Kiefer’s agonizing may seem excessive to Americans, but we must remember that a significant portion of those who live in Germany must have gone through the war as bystanders who didn’t see that they had a responsibility to act against the removal and the extermination of their neighbors, and who, after the war, settled into living–outwardly at least–normal lives. “In essence,” Kiefer told Wallach, “the Third Reich is something that could happen again. The person, Hitler, was not so important. Half the people went along with him. So it is even more terrible. I am part of this.”

Perhaps part of Kiefer’s anguish is self-doubt. Gunter Grass writes in his essay “What Shall We Tell Our Children?” that “the belated anti-Nazism of my generation [Grass was 17 at the end of the war; he had been called in the last draft] was never subjected to the danger test. I could not swear that, if I had been six or seven years older, I would not have participated in the great crime.” In a later essay he writes, “We are left with grief, with a constantly renewed dread of inadequately fenced-off abysses, and with the fear that we may again be faced with so fundamental a test and again fail.”
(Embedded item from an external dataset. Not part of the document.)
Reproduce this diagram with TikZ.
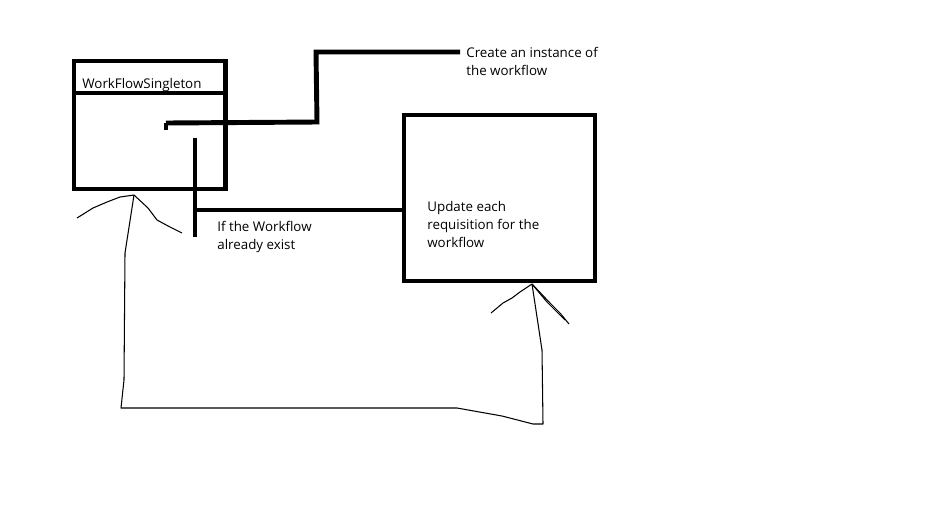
\documentclass[tikz,border=0pt]{standalone}
\usepackage{fontspec}
\setmainfont{Open Sans}
\usepackage{tikz}
\usetikzlibrary{positioning}

\begin{document}
\begin{tikzpicture}[x=0.02cm,y=-0.02cm,
        box/.style={draw=black,line width=2.8pt,inner sep=0pt},
        label/.style={anchor=north west,align=left,inner sep=0pt,text=black,font=\fontsize{7.6}{10.2}\selectfont},
        wire/.style={draw=black,line width=2.8pt},
        pen/.style={draw=black,line width=0.6pt,line join=round}]
        \useasboundingbox (0,0) rectangle (928,508);

        \node[box,minimum width=3.03cm,minimum height=2.56cm] (single) at (149.75,125) {};
        \node[box,minimum width=3.82cm,minimum height=3.32cm] (update) at (499.5,198) {};

        \node[label,anchor=base west] (title)  at (82,88) {WorkFlowSingleton};
        \node[label] (create) at (466,47) {Create an instance of\\the workflow};
        \node[label] (exist)  at (217,221) {If the Workflow\\already exist};
        \node[label] (each)   at (427,201) {Update each\\requisition for the\\workflow};

        \coordinate (start)  at (166,123);
        \coordinate (top)    at (195,138);
        \coordinate (branch) at (195,210);
        \coordinate (foot)   at (195,237);
        \coordinate (tipL)   at (134,195);
        \coordinate (tipR)   at (532,284);

        % divider of the singleton box
        \draw[wire] (74,93) -- (228,93);

        % thick connectors
        \draw[wire] (start) -- (start |- 0,130);
        \draw[wire] (start) -- (317,122) -- (316,52) -- (460,52);
        \draw[wire] (top) -- (foot);
        \draw[wire] (branch) -- (branch -| update.west);

        % hand drawn loop back
        \draw[pen] (tipR) -- (542,350) -- (543,424) -- (533,424) -- (502,416)
                   -- (457,408) -- (121,408) -- (124,380) -- (125,253) -- (tipL);
        \draw[pen] (tipL) -- (120,197) -- (107,202) -- (93,208) -- (77,218);
        \draw[pen] (tipL) -- (148,208) -- (157,220) -- (170,227) -- (182,233);
        \draw[pen] (tipR) -- (520,292) -- (512,298) -- (503,303) -- (491,313);
        \draw[pen] (tipR) -- (550,303) -- (560,313) -- (569,324);
        \draw[pen] (tipR) -- (547,302) -- (565,320);
    \end{tikzpicture}
\end{document}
If even such intensely moral men can wonder where the limits of their courage are, mustn’t we wonder where our limits are? I think Kiefer wants us to ask ourselves that question. Because he won’t explain his paintings, we must rummage through our memories and through history books to remember or to find the sources of his images. In the process, his questions become our questions. And when we stand in front of an enormous work such as Nuremberg, with clotted paint and clumps of straw that make it three-dimensional, with its high horizon and sharply angled perspective, our feet are pulled into the muck and that cold, blue sleet hits our faces. What responsibility do we have to those who are long dead? What responsibility did we have to the millions who died in genocides in Bangladesh, Uganda, Cambodia? What responsibility do we have to those who are living? To those to come?